In fairness to Spacey's (and Verbal's) limp, that is part of the character, and (spoiler alert!) a key part of the reveal, as it disappears when he walks away. (Poof. And he's gone.)

As for Del Toro, he was the weak link in the movie, and I like his work a lot, generally.

I also agree with Cary: there are times for scenery chewing. It can be a fine line, though. I love the work of Jack Nicholson and Al Pacino, but every time I see them, I worry about how far they're going to take things.

March 28, 2014  
Blogger Peter Rozovsky said...

Dana, the movie could have carried the reveal through without hitting the audience over the head so hard.

And here's where the wisdom of your preference not to think about the movie to hard pays off: Analyze it in too much detail, and much about the movie ceases to make sense.

One good thing about all the scenery-chewing in "Harper": It helped me appreciate Paul Newman's cool. You may notice from a previous comment that I've refined my thinking. It's not so much full-bore scenery chewing I object to as it is the continual hammering home of little touches that serve only to show off that the actor is Acting.

March 28, 2014  
Blogger Peter Rozovsky said...

I mean, Verbal spends lots of the movie sitting in the police station being interrogated. The occasional long to medium shots of him limping served only to a) set up the reveal, and b) show that Kevin Space could play a handicapped person, and therefore deserved an Oscar.

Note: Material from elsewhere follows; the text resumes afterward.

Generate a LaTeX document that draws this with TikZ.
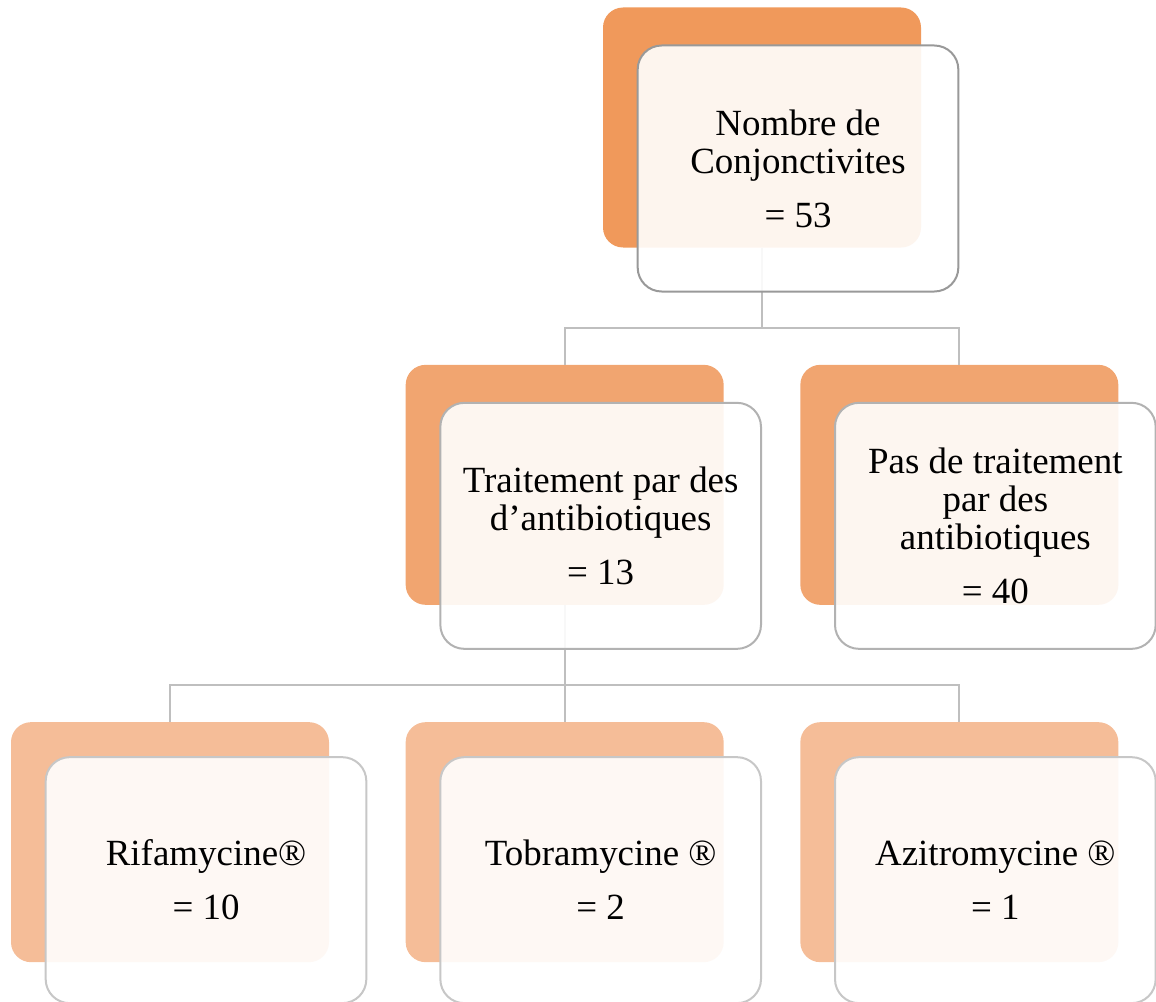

The movie could have accomplished a) much more subtly, though not b).

March 28, 2014  
Blogger Cary Watson said...

One actorly gesture I could do without is the gaining or losing of weight for roles. Actors seem to think this shows they have more gravitas as actors, more commitment to their profession. And, man, do they like to boast about hard it was to lose or gain the weight. I can't think of any performance that was aided by the actor gaining/losing weight. And here's my review of Harper from a couple of years ago. We're very much on the same page.

March 28, 2014  
Blogger Peter Rozovsky said...

Hah! Raging Bull has, naturally, been on my mind throughout this discussion.

March 29, 2014  
Blogger RT said...

Changing the question and the response:
Q: Who is the worst supporting actor?
A: Edward G. Robinson in The Ten Commandments.
Going back to your original question, here is the answer:
A: Peter Lorre in any movie. He was the absolute best! Even when he was in some of the worst movies.

March 31, 2014  
Blogger Peter Rozovsky said...

Peter Lorre's performances were a but like Pete Postlethwaite's in the movie that sparked this post. He's full of quirks and mannerism, but these only ornament a performance, the don't constitute its totality.

I don't remember seeing The Ten Commandments, but Edward G. Robinson, but he would make a good Moses telling the Israelites what was what: "You're going to obey these commandments, see? Thou shalt not kill, get me?"